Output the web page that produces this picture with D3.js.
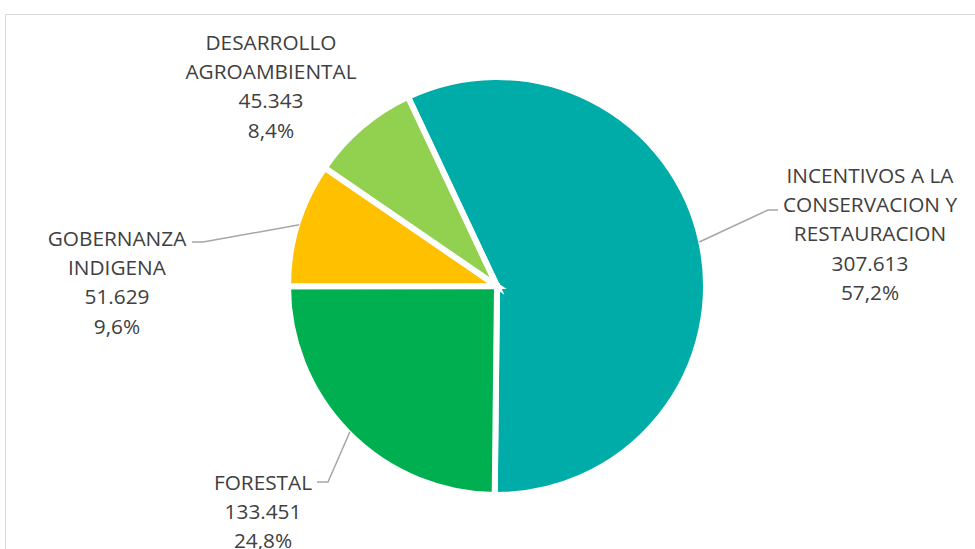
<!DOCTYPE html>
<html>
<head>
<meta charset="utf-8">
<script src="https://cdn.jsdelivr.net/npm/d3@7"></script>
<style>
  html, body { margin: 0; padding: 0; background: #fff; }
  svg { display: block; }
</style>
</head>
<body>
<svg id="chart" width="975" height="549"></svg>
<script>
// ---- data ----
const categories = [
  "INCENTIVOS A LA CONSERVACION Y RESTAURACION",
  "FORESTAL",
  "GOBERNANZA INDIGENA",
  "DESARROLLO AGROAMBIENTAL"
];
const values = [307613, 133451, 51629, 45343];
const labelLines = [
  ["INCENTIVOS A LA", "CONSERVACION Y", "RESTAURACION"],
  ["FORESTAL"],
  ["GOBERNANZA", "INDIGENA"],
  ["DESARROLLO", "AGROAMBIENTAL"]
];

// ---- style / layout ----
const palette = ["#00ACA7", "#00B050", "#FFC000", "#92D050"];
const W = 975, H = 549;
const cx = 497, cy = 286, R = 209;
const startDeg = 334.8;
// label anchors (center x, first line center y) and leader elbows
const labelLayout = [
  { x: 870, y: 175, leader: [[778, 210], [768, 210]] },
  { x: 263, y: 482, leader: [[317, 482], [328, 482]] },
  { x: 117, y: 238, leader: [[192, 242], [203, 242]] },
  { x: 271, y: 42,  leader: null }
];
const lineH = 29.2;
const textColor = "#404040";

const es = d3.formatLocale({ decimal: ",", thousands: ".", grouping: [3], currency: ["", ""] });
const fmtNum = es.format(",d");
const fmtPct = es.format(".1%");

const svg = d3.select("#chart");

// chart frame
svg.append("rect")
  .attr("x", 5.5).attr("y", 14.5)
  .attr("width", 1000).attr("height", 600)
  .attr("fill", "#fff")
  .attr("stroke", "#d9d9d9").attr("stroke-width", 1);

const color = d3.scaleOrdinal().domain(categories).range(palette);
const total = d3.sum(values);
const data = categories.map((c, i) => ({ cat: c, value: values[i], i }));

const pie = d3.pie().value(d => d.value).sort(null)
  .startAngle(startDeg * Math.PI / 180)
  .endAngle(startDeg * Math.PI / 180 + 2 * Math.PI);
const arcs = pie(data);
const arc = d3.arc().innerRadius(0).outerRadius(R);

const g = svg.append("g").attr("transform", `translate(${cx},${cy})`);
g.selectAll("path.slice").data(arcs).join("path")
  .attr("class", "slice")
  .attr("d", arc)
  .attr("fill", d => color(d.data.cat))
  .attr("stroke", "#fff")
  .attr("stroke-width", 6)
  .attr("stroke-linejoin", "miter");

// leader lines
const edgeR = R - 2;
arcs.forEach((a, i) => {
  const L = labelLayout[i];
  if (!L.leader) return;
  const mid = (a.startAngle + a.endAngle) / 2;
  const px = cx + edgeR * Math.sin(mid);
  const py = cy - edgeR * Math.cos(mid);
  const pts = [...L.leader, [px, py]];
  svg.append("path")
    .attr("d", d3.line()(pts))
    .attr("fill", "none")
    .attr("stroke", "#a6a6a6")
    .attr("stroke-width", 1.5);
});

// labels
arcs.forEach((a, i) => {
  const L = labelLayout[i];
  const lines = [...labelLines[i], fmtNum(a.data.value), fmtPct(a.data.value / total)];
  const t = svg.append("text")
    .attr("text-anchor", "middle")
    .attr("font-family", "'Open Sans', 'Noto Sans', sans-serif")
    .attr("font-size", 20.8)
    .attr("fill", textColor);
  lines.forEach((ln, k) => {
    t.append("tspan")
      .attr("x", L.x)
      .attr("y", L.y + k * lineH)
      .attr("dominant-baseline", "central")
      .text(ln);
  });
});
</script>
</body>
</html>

### What you need to do
Every line from the top of the material above through the line with "const data = categories.map((c, i)" should be duplicated exactly, please; leave out the pictures.

### Result of the task
Output the web page that produces this picture with D3.js.
<!DOCTYPE html>
<html>
<head>
<meta charset="utf-8">
<script src="https://cdn.jsdelivr.net/npm/d3@7"></script>
<style>
  html, body { margin: 0; padding: 0; background: #fff; }
  svg { display: block; }
</style>
</head>
<body>
<svg id="chart" width="975" height="549"></svg>
<script>
// ---- data ----
const categories = [
  "INCENTIVOS A LA CONSERVACION Y RESTAURACION",
  "FORESTAL",
  "GOBERNANZA INDIGENA",
  "DESARROLLO AGROAMBIENTAL"
];
const values = [307613, 133451, 51629, 45343];
const labelLines = [
  ["INCENTIVOS A LA", "CONSERVACION Y", "RESTAURACION"],
  ["FORESTAL"],
  ["GOBERNANZA", "INDIGENA"],
  ["DESARROLLO", "AGROAMBIENTAL"]
];

// ---- style / layout ----
const palette = ["#00ACA7", "#00B050", "#FFC000", "#92D050"];
const W = 975, H = 549;
const cx = 497, cy = 286, R = 209;
const startDeg = 334.8;
// label anchors (center x, first line center y) and leader elbows
const labelLayout = [
  { x: 870, y: 175, leader: [[778, 210], [768, 210]] },
  { x: 263, y: 482, leader: [[317, 482], [328, 482]] },
  { x: 117, y: 238, leader: [[192, 242], [203, 242]] },
  { x: 271, y: 42,  leader: null }
];
const lineH = 29.2;
const textColor = "#404040";

const es = d3.formatLocale({ decimal: ",", thousands: ".", grouping: [3], currency: ["", ""] });
const fmtNum = es.format(",d");
const fmtPct = es.format(".1%");

const svg = d3.select("#chart");

// chart frame
svg.append("rect")
  .attr("x", 5.5).attr("y", 14.5)
  .attr("width", 1000).attr("height", 600)
  .attr("fill", "#fff")
  .attr("stroke", "#d9d9d9").attr("stroke-width", 1);

const color = d3.scaleOrdinal().domain(categories).range(palette);
const total = d3.sum(values);
const data = categories.map((c, i) => ({ cat: c, value: values[i], i }));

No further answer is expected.